A client I visited recently was sighing unhappily at the cluttered state of her bookshelf when she turned to me and said, “I would love to come and see what your house looks like.” She said this after I had shared one of my favorite Feng Shui mantras: Clutter is stuck energy. She thought because I am a Feng Shui Practitioner that my house would be a perfect model of organization, elemental balance and harmony, and that I kept it clutter-free. I confessed this wasn’t exactly so.
My home has clutter. I have shelves that need to be cleaned out. I have a kitchen desk that attracts the mail and a variety of other paper. I don’t always put the toothpaste back in the drawer. I consider my home to be a work in progress, just like me, and most of the time I’m happy with how it’s running, though I’m aware there is ongoing room for improvement.
I have a certain level of tolerance for a certain amount of clutter — where the needle tends to hover on my internal “clutter meter.” I believe we all have one — and that it lets us know when too much clutter is interfering with our daily lives and keeping us stuck. Personally, I need a bit of clutter around to energize me, to remind me of the things I need to do, to stop me in my tracks and make me look around. Plus, sometimes I just don’t have time to put things away at a particular moment. So I give myself some leeway. As an example, when new magazines arrive in the mail, I put them on the coffee table for a while, then move them to my bedside table and then to the bookshelf in the bathroom. I know this violates an organizational guideline I try to follow most of the time, “touch paper one time,” but this method suits my purposes and keeps me happy. Chances are my method is different from yours, but it works for me because I love to read magazines, but not all in one sitting and not only in one place. (It is certainly different from my husband’s, who would prefer that magazines live out their lives only on the coffee table. The needle on his meter tends to stay at 0.) But I put a limit on the time I let magazines travel around my home. When they’ve been in the house for a month (and new ones have arrived), I go through them one last time to rip out the recipes or page of gardening advice that caught my eye, and I recycle the rest.

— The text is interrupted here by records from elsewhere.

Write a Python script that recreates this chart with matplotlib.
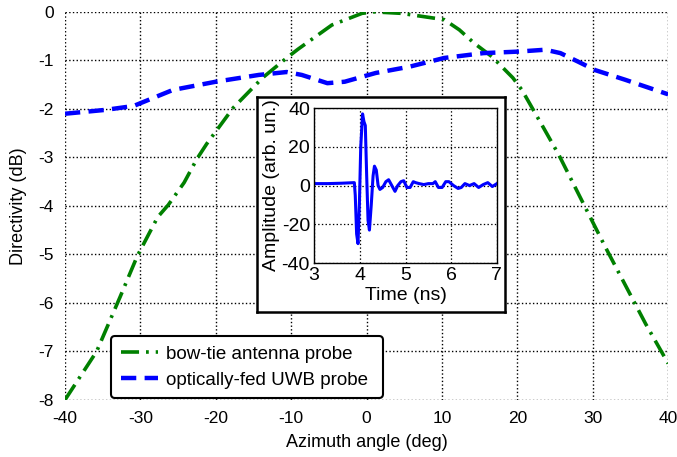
import matplotlib
matplotlib.use("Agg")
import matplotlib.pyplot as plt

plt.rcParams['font.family'] = ['Liberation Sans', 'DejaVu Sans']
plt.rcParams['lines.scale_dashes'] = False
plt.rcParams['axes.unicode_minus'] = False

# main plot data (azimuth in deg, directivity in dB)
bowtie_angle = [-40, -35.8, -32.7, -30.4, -27.7, -26.3, -24.2, -22.5, -21.2, -17.7, -13.8,
                -10.6, -9.1, -4.6, -0.6, 1.0, 4.6, 10.3, 12.3, 14.3, 16.6, 19.4, 20.6,
                23.5, 25.5, 28.9, 31.6, 34.3, 37.0, 40]
bowtie_dir = [-8.0, -7.0, -5.88, -5.03, -4.23, -3.98, -3.52, -3.03, -2.72, -1.98, -1.36,
              -0.95, -0.77, -0.27, -0.03, 0.0, -0.03, -0.16, -0.37, -0.65, -0.92, -1.36, -1.61,
              -2.4, -2.95, -4.0, -4.83, -5.63, -6.43, -7.25]

uwb_angle = [-40, -34.6, -30.9, -25.7, -20, -14.3, -10.6, -8.6, -5.2, -2.9, 1.2, 5.7,
             10.3, 15.5, 20, 23.7, 25.7, 28.1, 30.3, 34.3, 40]
uwb_dir = [-2.1, -2.02, -1.94, -1.61, -1.44, -1.30, -1.24, -1.30, -1.47, -1.44, -1.26, -1.13,
           -0.95, -0.85, -0.82, -0.78, -0.85, -1.03, -1.2, -1.4, -1.7]

# inset: time-domain pulse
pulse_t = [3.0, 3.3, 3.6, 3.88, 3.9, 3.93, 3.96, 3.99, 4.02, 4.06, 4.09, 4.12, 4.15, 4.18,
           4.21, 4.25, 4.29, 4.32, 4.36, 4.4, 4.44, 4.5, 4.57, 4.63, 4.7, 4.77, 4.83, 4.9,
           4.96, 5.03, 5.1, 5.17, 5.22, 5.3, 5.4, 5.5, 5.6, 5.65, 5.72, 5.8, 5.88, 5.95,
           6.05, 6.15, 6.22, 6.3, 6.4, 6.5, 6.6, 6.7, 6.8, 6.9, 7.0]
pulse_a = [1, 1, 1.2, 1.5, -5, -25, -30, -10, 20, 37, 33, 31, 5, -18,
           -23, -10, 5, 10, 8, 0, -2, -1, 2, 3, 0, -3, 0, 2,
           2.5, -1, -1, 2, 1.5, 1, 0.5, 1, 1, 2, -1, -1, 2, 2,
           0, -1.5, -1, 1, 0, 1, -1, 0.5, 1.5, -0.5, 1]

fig = plt.figure(figsize=(6.77, 4.57), dpi=100)
ax = fig.add_axes([0.096, 0.125, 0.891, 0.849])

ax.plot(bowtie_angle, bowtie_dir, color='#008000', lw=2.6, dashes=(13, 5, 2, 5),
        label='bow-tie antenna probe')
ax.plot(uwb_angle, uwb_dir, color='#0000ff', lw=3.2, dashes=(11, 6),
        label='optically-fed UWB probe')

ax.set_xlim(-40, 40)
ax.set_ylim(-8, 0)
ax.set_xticks(range(-40, 41, 10))
ax.set_yticks(range(-8, 1))
ax.grid(True, color='black', linestyle=':', linewidth=1.0)
for s in ax.spines.values():
    s.set_visible(False)
ax.tick_params(length=0, labelsize=12.5, pad=8)
ax.set_xlabel('Azimuth angle (deg)', fontsize=13, labelpad=6)
ax.set_ylabel('Directivity (dB)', fontsize=13, labelpad=8)

leg = ax.legend(loc='lower left', bbox_to_anchor=(0.077, 0.005, 0.45, 0.17), mode='expand',
                borderaxespad=0, fontsize=13.5, handlelength=2.0, handletextpad=0.4,
                fancybox=True, framealpha=1, edgecolor='black', borderpad=0.5,
                labelspacing=0.45)
leg.get_frame().set_linewidth(1.5)

# inset frame and inset axes
frame = fig.add_axes([0.380, 0.317, 0.366, 0.470])
frame.set_xticks([])
frame.set_yticks([])
for s in frame.spines.values():
    s.set_linewidth(1.8)
    s.set_color('black')

inset = fig.add_axes([0.464, 0.4245, 0.270, 0.339])
inset.plot(pulse_t, pulse_a, color='#0000ff', lw=2.2)
inset.set_xlim(3, 7)
inset.set_ylim(-40, 40)
inset.set_xticks([3, 4, 5, 6, 7])
inset.set_yticks([-40, -20, 0, 20, 40])
inset.grid(True, color='black', linestyle=':', linewidth=0.9)
inset.tick_params(length=0, labelsize=14, pad=3)
inset.set_xlabel('Time (ns)', fontsize=14, labelpad=2)
inset.set_ylabel('Amplitude (arb. un.)', fontsize=14, labelpad=1)
for s in inset.spines.values():
    s.set_linewidth(1.0)

fig.savefig('out.png', dpi=100)
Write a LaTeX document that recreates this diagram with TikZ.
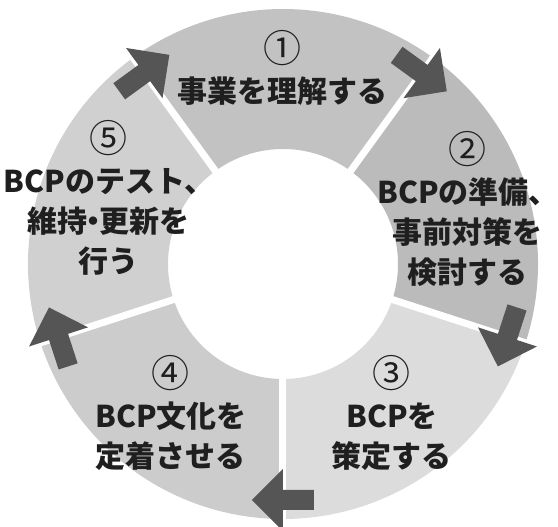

Clutter becomes an issue when it’s the only thing you see. When you walk into your home and are awash in clutter, all that stuck energy weighs you down. And things get lost in clutter — invitations, socks, an overdue library book. Consequently, opportunities also get lost: You might have met someone new and interesting at the event you missed; your feet got cold; you spent money paying library fines instead of on something more fun or useful. Clutter acts like a dam that stops the life force energy Ch’i from flowing freely through your home and through your life.
Decluttering your home is one of the easiest Feng Shui practices I know of to break the dam of stuck energy. It can be done without spending any money, unless you need to buy some storage bins. It can be done in any amount of time (5 minutes is all you need to de-clutter a coffee table!) and over time. To keep the clutter meter needle close to my tolerance level I schedule a de-cluttering date every week. I have found that things tend to slide a bit as the week progresses, so by Thursday my clutter meter registers that it’s time to clear the spaces. This schedule works well for me as it is the end of my work week and I want to free my weekend for fun. De-cluttering gives me some breathing room to then rearrange things, to look at a room with new eyes, to feel the flow of renewed energy.
So here’s another favorite mantra of mine: Feng Shui is a practice, which means it’s ongoing, and you get better at it every time you do it. So pick a space that feels dammed up and enjoy some de-cluttering time. You’re becoming a Feng Shui practitioner!